Russian-based Kaspersky Lab was the first to tap Israel as a likely source, and Vice PM Moshe Yaalon did nothing to deny it when asked, saying that Israel is “blessed as being a country rich with high-tech” and that Israel takes pride in the “opportunities” this has given them.
Though the outbreak appears to have hit Iran first, it very quickly spread across the region, with computers as far away as Saudi Arabia, Sudan and Egypt showing up infected, including those in the Israeli-occupied West Bank.
The virus appears initially targeted at data theft, and reportedly can even turn on a user’s microphone so Israel can record conversations remotely.

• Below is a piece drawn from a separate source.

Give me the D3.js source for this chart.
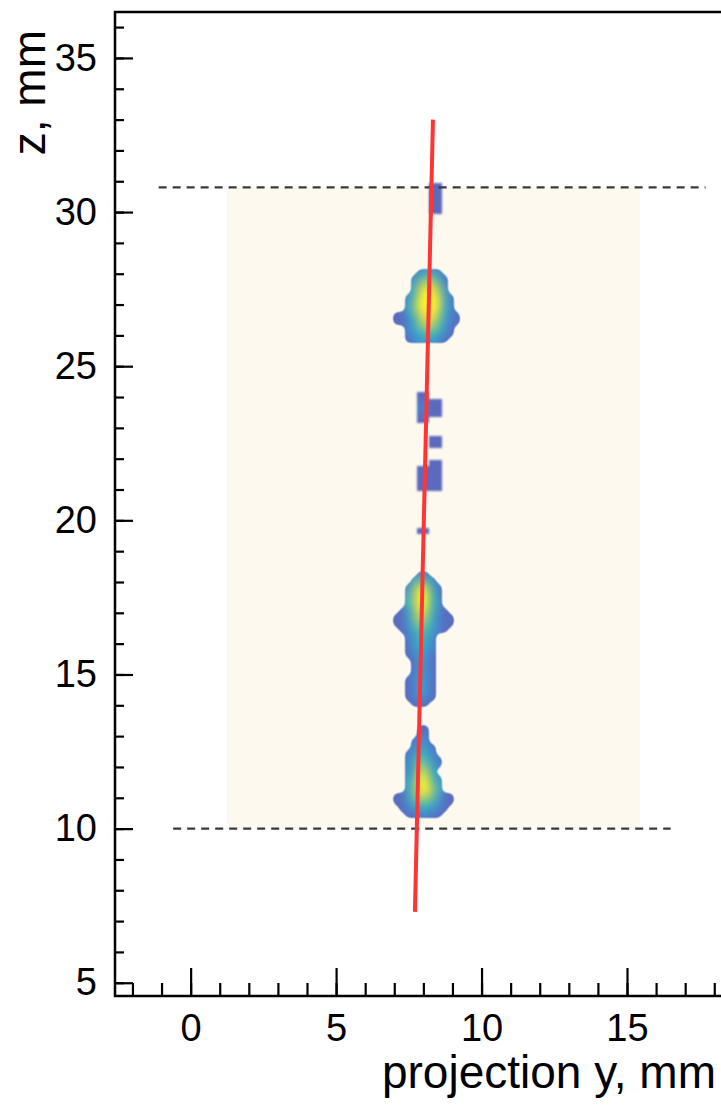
<!DOCTYPE html>
<html>
<head>
<meta charset="utf-8">
<script src="https://cdn.jsdelivr.net/npm/d3@7"></script>
<style>
  body { margin: 0; background: #fff; }
  svg { display: block; }
  text { font-family: "Liberation Sans", Arial, Helvetica, sans-serif; fill: #000; }
</style>
</head>
<body>
<div id="chart"></div>
<script>
// axis ranges (mm)
const xDomain = [-2.6, 18.3]
const zDomain = [4.57, 36.49]
const xMajorTicks = [0, 5, 10, 15]
const zMajorTicks = [5, 10, 15, 20, 25, 30, 35]

// fiducial volume and its boundaries
const bandY = [1.25, 15.45]
const bandZ = [10, 30.8]
const topCut = {z: 30.8, y: [-1.1, 17.7]}
const bottomCut = {z: 10, y: [-0.6, 16.5]}

// fitted track
const fitY = [7.71, 8.33]
const fitZ = [7.3, 33.0]

// 2D charge histogram: bins of 0.21 mm in y, 0.2 mm in z
const yBinStart = 6.53, yBinWidth = 0.21
const zBinStart = 10.35, zBinHeight = 0.2

// each cluster: first z-bin row, first y-bin column, counts (rows bottom to top)
const bottomCluster = {row: 0, col: 2, counts: [
  [0, 0, 1, 1, 2, 2, 1, 1, 0, 0],
  [0, 1, 2, 3, 4, 4, 3, 2, 1, 0],
  [1, 1, 3, 5, 6, 6, 5, 3, 1, 1],
  [1, 1, 3, 6, 8, 8, 6, 3, 1, 1],
  [0, 0, 3, 6, 9, 10, 7, 4, 0, 0],
  [0, 0, 3, 6, 10, 10, 6, 3, 0, 0],
  [0, 0, 3, 5, 9, 9, 5, 2, 0, 0],
  [0, 0, 2, 5, 8, 8, 4, 0, 0, 0],
  [0, 0, 2, 4, 7, 6, 3, 2, 0, 0],
  [0, 0, 2, 4, 6, 5, 3, 1, 0, 0],
  [0, 0, 1, 3, 5, 4, 2, 0, 0, 0],
  [0, 0, 0, 2, 4, 3, 1, 0, 0, 0],
  [0, 0, 0, 1, 3, 2, 0, 0, 0, 0],
  [0, 0, 0, 0, 2, 2, 0, 0, 0, 0],
  [0, 0, 0, 0, 1, 1, 0, 0, 0, 0]
]}

const middleCluster = {row: 18, col: 2, counts: [
  [0, 0, 0, 1, 1, 1, 0, 0, 0, 0],
  [0, 0, 1, 2, 3, 2, 1, 0, 0, 0],
  [0, 0, 1, 2, 4, 3, 1, 0, 0, 0],
  [0, 0, 1, 2, 4, 3, 1, 0, 0, 0],
  [0, 0, 1, 2, 3, 3, 1, 0, 0, 0],
  [0, 0, 0, 2, 3, 3, 1, 0, 0, 0],
  [0, 0, 0, 1, 3, 3, 1, 0, 0, 0],
  [0, 0, 0, 1, 3, 3, 1, 0, 0, 0],
  [0, 0, 1, 2, 4, 3, 1, 0, 0, 0],
  [0, 0, 1, 3, 4, 4, 2, 0, 0, 0],
  [0, 0, 1, 3, 5, 4, 2, 0, 0, 0],
  [0, 0, 2, 3, 5, 5, 2, 0, 0, 0],
  [0, 1, 2, 4, 6, 5, 3, 2, 1, 0],
  [1, 1, 3, 5, 7, 6, 4, 2, 1, 1],
  [1, 1, 3, 6, 8, 7, 4, 2, 1, 1],
  [0, 1, 3, 6, 9, 8, 5, 2, 1, 0],
  [0, 0, 4, 7, 10, 9, 5, 2, 0, 0],
  [0, 0, 4, 7, 10, 10, 5, 2, 0, 0],
  [0, 0, 3, 7, 10, 9, 5, 1, 0, 0],
  [0, 0, 2, 6, 9, 8, 4, 1, 0, 0],
  [0, 0, 0, 3, 6, 5, 2, 0, 0, 0],
  [0, 0, 0, 0, 2, 2, 0, 0, 0, 0]
]}

const topCluster = {row: 77, col: 2, counts: [
  [0, 0, 1, 2, 3, 3, 3, 2, 1, 0, 0],
  [0, 0, 2, 3, 4, 5, 5, 4, 2, 1, 0],
  [0, 0, 2, 4, 6, 7, 7, 5, 3, 1, 0],
  [1, 1, 2, 4, 7, 8, 8, 6, 3, 2, 1],
  [1, 1, 3, 5, 8, 9, 9, 7, 4, 2, 1],
  [0, 0, 3, 6, 9, 10, 10, 8, 4, 2, 0],
  [0, 0, 3, 6, 10, 10, 10, 9, 4, 2, 0],
  [0, 0, 2, 5, 9, 10, 10, 8, 4, 1, 0],
  [0, 0, 0, 4, 8, 10, 9, 7, 3, 0, 0],
  [0, 0, 0, 3, 7, 8, 8, 6, 2, 0, 0],
  [0, 0, 0, 2, 5, 6, 6, 4, 1, 0, 0],
  [0, 0, 0, 0, 2, 3, 3, 2, 0, 0, 0]
]}

// isolated low hits between and above the clusters
const hitsD = {row: 46, col: 6, counts: [[1, 1]]}
const hitsC = {row: 53, col: 6, counts: [
  [1, 1, 1, 1], [1, 1, 1, 1], [1, 1, 1, 1], [1, 1, 1, 1], [0, 0, 1, 1]
]}
const hitsB = {row: 60, col: 8, counts: [[1, 1], [1, 1]]}
const hitsA = {row: 64, col: 6, counts: [
  [1, 1, 0, 0], [1.5, 1.5, 1, 1], [2, 2, 1, 1], [1.5, 1.5, 1, 1], [1, 1, 0, 0]
]}
const hitsTop = {row: 98, col: 8, counts: [[1, 1], [1, 1], [1, 1], [1, 1], [1, 1]]}

const clusters = [bottomCluster, middleCluster, topCluster]
const isolatedHits = [hitsD, hitsC, hitsB, hitsA, hitsTop]

const paletteStops = [1, 2, 3, 4, 5, 6, 7, 8, 9, 10]
const paletteColors = ['#5b6bbd', '#4c7fcb', '#3f97d2', '#2eaecb', '#3dbbb0',
                       '#72c38e', '#a6c96e', '#d4d251', '#f2e33a', '#fff22e']

let width = 721
let height = 1108
let margin = {top: 12, left: 115, bottom: 996, right: 723}

let svg = d3.select('#chart').append('svg')
            .attr('width', width)
            .attr('height', height)

let x = d3.scaleLinear().domain(xDomain).range([margin.left, margin.right])
let y = d3.scaleLinear().domain(zDomain).range([margin.bottom, margin.top])
let color = d3.scaleLinear().domain(paletteStops).range(paletteColors).clamp(true)

// smoothing filter: blur colours inside the blobs, round off the blocky outline
let defs = svg.append('defs')
let filt = defs.append('filter').attr('id', 'smooth')
    .attr('x', '-20%').attr('y', '-5%').attr('width', '140%').attr('height', '110%')
    .attr('color-interpolation-filters', 'sRGB')
filt.append('feGaussianBlur').attr('in', 'SourceGraphic').attr('stdDeviation', 4.5).attr('result', 'b')
filt.append('feComponentTransfer').attr('in', 'b').attr('result', 'c')
    .append('feFuncA').attr('type', 'linear').attr('slope', 40)
filt.append('feGaussianBlur').attr('in', 'SourceAlpha').attr('stdDeviation', 3).attr('result', 'ab')
filt.append('feComponentTransfer').attr('in', 'ab').attr('result', 'mask')
    .append('feFuncA').attr('type', 'linear').attr('slope', 4).attr('intercept', -1.5)
filt.append('feComposite').attr('in', 'c').attr('in2', 'mask').attr('operator', 'in')

// lighter softening for the isolated hits
defs.append('filter').attr('id', 'soft')
    .attr('x', '-20%').attr('y', '-20%').attr('width', '140%').attr('height', '140%')
    .append('feGaussianBlur').attr('stdDeviation', 0.8)

// fiducial band
svg.append('rect')
   .attr('x', x(bandY[0]))
   .attr('y', y(bandZ[1]))
   .attr('width', x(bandY[1]) - x(bandY[0]))
   .attr('height', y(bandZ[0]) - y(bandZ[1]))
   .attr('fill', '#fdf9ee')

// histogram cells
function toCells(list) {
  let cells = []
  list.forEach(function(cl) {
    cl.counts.forEach(function(row, i) {
      row.forEach(function(v, j) {
        if (v > 0) cells.push({
          y0: yBinStart + (cl.col + j) * yBinWidth,
          z0: zBinStart + (cl.row + i) * zBinHeight,
          v: v
        })
      })
    })
  })
  return cells
}

function drawCells(cells, filterId) {
  svg.append('g')
     .attr('filter', `url(#${filterId})`)
     .selectAll('rect')
     .data(cells)
     .enter().append('rect')
       .attr('x', function(d) { return x(d.y0) })
       .attr('y', function(d) { return y(d.z0 + zBinHeight) })
       .attr('width', function(d) { return x(d.y0 + yBinWidth) - x(d.y0) })
       .attr('height', function(d) { return y(d.z0) - y(d.z0 + zBinHeight) })
       .attr('fill', function(d) { return color(d.v) })
       .attr('shape-rendering', 'crispEdges')
}

drawCells(toCells(clusters), 'smooth')
drawCells(toCells(isolatedHits), 'soft')

// dashed cut lines
;[topCut, bottomCut].forEach(function(c) {
  svg.append('line')
     .attr('x1', x(c.y[0])).attr('x2', x(c.y[1]))
     .attr('y1', y(c.z)).attr('y2', y(c.z))
     .attr('stroke', '#3a3a3a')
     .attr('stroke-width', 2.2)
     .attr('stroke-dasharray', '8,6')
})

// track fit
svg.append('line')
   .attr('x1', x(fitY[0])).attr('y1', y(fitZ[0]))
   .attr('x2', x(fitY[1])).attr('y2', y(fitZ[1]))
   .attr('stroke', '#ff3535')
   .attr('stroke-width', 4)

// axes, ticks pointing inward
let zMinor = d3.range(5, 37)
let xMinor = d3.range(-2, 19)

let yAxisG = svg.append('g').attr('transform', `translate(${margin.left},0)`)
yAxisG.call(d3.axisLeft(y).tickValues(zMinor).tickSize(-9).tickFormat(''))
yAxisG.append('g').call(d3.axisLeft(y).tickValues(zMajorTicks).tickSize(-18).tickFormat(d3.format('d')))

let xAxisG = svg.append('g').attr('transform', `translate(0,${margin.bottom})`)
xAxisG.call(d3.axisBottom(x).tickValues(xMinor).tickSize(-13).tickFormat(''))
xAxisG.append('g').call(d3.axisBottom(x).tickValues(xMajorTicks).tickSize(-28).tickFormat(d3.format('d')).tickPadding(18))

svg.selectAll('.domain').remove()
svg.selectAll('.tick line').attr('stroke', '#000').attr('stroke-width', 2.2)
yAxisG.selectAll('text').attr('font-size', 38).attr('fill', '#000').attr('text-anchor', 'end').attr('x', -18)
xAxisG.selectAll('text').attr('font-size', 38).attr('fill', '#000')

// frame
svg.append('path')
   .attr('d', `M${margin.right},${margin.top}H${margin.left}V${margin.bottom}H${margin.right}`)
   .attr('fill', 'none')
   .attr('stroke', '#000')
   .attr('stroke-width', 2.5)

// titles
svg.append('text')
   .attr('x', 716).attr('y', 1088)
   .attr('text-anchor', 'end')
   .attr('font-size', 46)
   .text('projection y, mm')

svg.append('text')
   .attr('transform', 'translate(45,30) rotate(-90)')
   .attr('text-anchor', 'end')
   .attr('font-size', 46)
   .text('z, mm')
</script>
</body>
</html>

Experts say it has a remarkable level of complexity for a piece of malware.
It is not the first attempt at destructive software targeted at Iran, as the US and Israel unleashed the Stuxnet virus, damaging industrial equipment across Iran, in 2009-2010.
Such attacks can have unforeseen side effects, however, as a number of other hackers released altered versions, using the government designed worm as a template, and it continues to cause problems to this day. Given Flame’s more advanced nature, it too is a likely candidate for copy-cats, and could cause havoc for years to come.